_PROBLEM STATEMENT:_
Extract only the first line of the listing and every line after it up to and including the one with "import plotly.graph_objects as go". Omit the pictures.
● ● ● ●
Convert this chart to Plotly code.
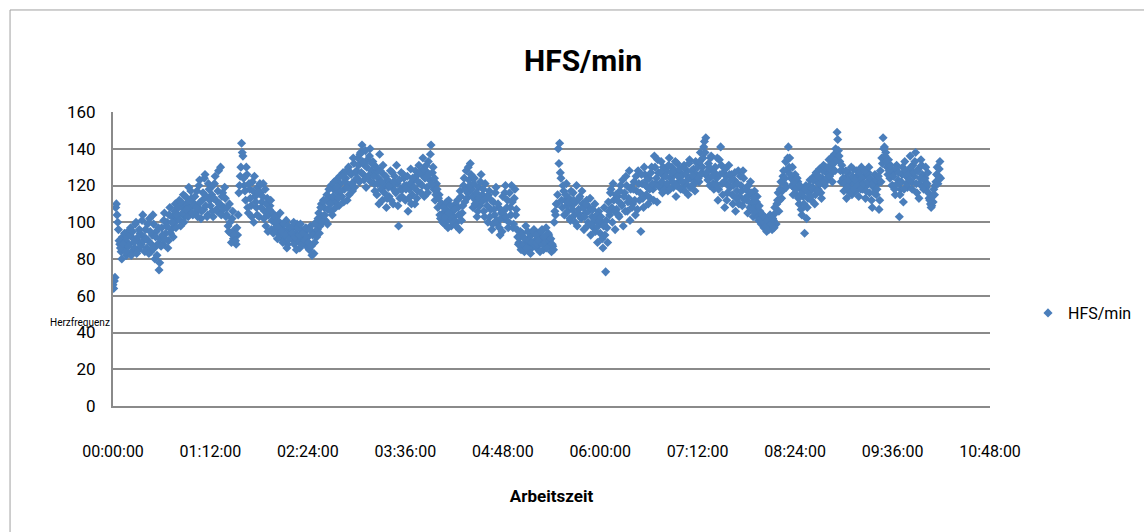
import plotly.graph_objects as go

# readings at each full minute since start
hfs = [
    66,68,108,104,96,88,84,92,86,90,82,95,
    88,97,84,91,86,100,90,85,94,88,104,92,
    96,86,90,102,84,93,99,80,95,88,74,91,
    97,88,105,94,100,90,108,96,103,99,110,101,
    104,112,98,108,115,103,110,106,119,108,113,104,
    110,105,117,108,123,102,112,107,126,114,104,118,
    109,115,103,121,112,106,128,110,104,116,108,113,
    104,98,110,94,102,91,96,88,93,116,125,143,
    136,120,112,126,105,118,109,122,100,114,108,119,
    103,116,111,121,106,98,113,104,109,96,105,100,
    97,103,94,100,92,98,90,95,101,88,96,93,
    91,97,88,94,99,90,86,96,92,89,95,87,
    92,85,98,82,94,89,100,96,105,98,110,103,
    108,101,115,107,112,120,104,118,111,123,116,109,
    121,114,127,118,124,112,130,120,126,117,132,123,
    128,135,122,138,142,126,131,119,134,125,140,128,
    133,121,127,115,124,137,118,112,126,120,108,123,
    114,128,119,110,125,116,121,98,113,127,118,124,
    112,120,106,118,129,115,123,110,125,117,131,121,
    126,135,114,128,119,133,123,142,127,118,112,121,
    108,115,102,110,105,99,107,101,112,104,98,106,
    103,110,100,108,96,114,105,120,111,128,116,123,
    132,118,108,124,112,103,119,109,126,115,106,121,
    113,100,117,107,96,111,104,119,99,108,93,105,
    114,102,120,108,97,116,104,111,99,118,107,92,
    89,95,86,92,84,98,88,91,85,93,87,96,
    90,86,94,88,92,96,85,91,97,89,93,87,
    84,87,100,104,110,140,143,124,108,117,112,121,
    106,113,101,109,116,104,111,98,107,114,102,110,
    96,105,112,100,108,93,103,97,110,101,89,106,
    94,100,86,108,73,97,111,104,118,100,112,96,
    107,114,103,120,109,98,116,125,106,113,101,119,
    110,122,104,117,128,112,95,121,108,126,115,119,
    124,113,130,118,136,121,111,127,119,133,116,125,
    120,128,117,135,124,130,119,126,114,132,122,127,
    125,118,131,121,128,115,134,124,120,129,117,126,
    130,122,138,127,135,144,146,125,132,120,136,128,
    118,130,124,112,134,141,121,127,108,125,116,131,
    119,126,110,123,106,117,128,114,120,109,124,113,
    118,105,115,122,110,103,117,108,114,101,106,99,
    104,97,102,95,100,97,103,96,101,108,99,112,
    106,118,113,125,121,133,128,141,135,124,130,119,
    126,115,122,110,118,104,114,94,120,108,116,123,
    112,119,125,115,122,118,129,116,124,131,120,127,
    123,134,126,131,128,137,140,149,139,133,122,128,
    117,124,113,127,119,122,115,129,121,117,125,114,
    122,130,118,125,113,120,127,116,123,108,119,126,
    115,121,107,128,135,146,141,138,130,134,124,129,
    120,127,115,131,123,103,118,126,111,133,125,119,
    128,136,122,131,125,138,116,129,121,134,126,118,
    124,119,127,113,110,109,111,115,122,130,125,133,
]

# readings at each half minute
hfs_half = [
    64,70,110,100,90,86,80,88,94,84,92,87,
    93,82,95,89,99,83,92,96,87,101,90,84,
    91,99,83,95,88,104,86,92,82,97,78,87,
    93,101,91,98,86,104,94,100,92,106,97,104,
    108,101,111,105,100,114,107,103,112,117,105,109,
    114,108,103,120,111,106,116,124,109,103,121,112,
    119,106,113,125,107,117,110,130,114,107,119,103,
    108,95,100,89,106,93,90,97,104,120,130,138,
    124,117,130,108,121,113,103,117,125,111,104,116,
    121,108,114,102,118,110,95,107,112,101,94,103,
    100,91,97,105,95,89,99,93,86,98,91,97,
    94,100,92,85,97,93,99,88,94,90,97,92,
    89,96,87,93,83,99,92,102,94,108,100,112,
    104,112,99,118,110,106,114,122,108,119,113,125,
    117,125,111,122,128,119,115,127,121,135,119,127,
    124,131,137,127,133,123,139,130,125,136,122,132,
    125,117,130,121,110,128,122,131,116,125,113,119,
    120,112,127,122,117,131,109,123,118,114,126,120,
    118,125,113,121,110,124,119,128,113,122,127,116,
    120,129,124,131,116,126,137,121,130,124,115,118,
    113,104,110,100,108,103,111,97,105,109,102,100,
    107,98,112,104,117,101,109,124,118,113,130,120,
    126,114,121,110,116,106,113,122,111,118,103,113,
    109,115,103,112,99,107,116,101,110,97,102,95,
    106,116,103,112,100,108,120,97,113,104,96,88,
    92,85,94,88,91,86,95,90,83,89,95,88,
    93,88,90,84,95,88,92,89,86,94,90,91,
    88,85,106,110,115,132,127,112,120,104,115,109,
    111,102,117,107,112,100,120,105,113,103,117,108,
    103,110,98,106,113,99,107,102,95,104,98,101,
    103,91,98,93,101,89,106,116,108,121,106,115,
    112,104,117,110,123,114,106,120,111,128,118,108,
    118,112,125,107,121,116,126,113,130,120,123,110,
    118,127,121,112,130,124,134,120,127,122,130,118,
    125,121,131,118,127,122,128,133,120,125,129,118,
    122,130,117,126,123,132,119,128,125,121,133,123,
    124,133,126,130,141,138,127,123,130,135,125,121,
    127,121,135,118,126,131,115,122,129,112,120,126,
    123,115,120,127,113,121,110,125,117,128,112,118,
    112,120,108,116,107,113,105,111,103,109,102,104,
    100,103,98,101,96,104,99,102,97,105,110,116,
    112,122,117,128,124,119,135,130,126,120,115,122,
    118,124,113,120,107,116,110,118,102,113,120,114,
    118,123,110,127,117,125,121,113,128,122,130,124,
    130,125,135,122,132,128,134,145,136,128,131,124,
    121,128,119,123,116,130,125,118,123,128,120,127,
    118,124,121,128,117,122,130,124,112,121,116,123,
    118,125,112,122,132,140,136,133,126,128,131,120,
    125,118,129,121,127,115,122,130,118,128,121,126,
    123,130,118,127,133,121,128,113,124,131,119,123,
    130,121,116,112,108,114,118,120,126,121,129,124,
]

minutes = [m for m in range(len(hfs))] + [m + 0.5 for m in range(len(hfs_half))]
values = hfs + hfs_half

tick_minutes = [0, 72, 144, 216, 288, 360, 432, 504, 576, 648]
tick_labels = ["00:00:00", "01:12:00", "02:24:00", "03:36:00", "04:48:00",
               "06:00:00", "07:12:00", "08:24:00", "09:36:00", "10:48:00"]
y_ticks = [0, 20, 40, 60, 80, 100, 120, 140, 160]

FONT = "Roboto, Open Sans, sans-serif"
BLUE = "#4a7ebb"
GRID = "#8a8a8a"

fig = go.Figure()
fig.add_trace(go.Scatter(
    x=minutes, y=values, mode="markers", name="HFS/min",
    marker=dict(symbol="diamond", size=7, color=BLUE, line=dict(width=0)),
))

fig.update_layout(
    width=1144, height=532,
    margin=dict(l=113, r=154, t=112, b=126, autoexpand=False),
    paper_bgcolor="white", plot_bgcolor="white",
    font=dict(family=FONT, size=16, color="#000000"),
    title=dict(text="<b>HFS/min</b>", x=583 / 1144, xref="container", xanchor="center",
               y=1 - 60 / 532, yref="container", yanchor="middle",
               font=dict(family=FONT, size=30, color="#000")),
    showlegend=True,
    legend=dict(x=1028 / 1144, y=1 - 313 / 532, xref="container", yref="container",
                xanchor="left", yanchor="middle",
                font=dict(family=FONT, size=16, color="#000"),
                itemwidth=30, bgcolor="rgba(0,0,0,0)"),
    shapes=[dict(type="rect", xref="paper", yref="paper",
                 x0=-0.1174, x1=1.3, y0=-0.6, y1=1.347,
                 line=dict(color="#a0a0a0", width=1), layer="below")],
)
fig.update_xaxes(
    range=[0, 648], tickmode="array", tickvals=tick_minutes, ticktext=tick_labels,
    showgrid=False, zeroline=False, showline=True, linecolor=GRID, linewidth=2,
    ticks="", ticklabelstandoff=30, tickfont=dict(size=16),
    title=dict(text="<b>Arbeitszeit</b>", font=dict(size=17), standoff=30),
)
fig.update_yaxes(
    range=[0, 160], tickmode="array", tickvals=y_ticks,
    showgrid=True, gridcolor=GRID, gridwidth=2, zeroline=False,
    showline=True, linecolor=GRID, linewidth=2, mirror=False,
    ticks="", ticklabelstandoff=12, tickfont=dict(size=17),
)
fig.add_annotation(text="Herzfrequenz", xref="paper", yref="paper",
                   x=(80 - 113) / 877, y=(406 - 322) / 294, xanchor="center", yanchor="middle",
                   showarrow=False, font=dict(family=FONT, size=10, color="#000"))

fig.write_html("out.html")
● ● ● ●
_TASK ANSWER:_
Convert this chart to Plotly code.
import plotly.graph_objects as go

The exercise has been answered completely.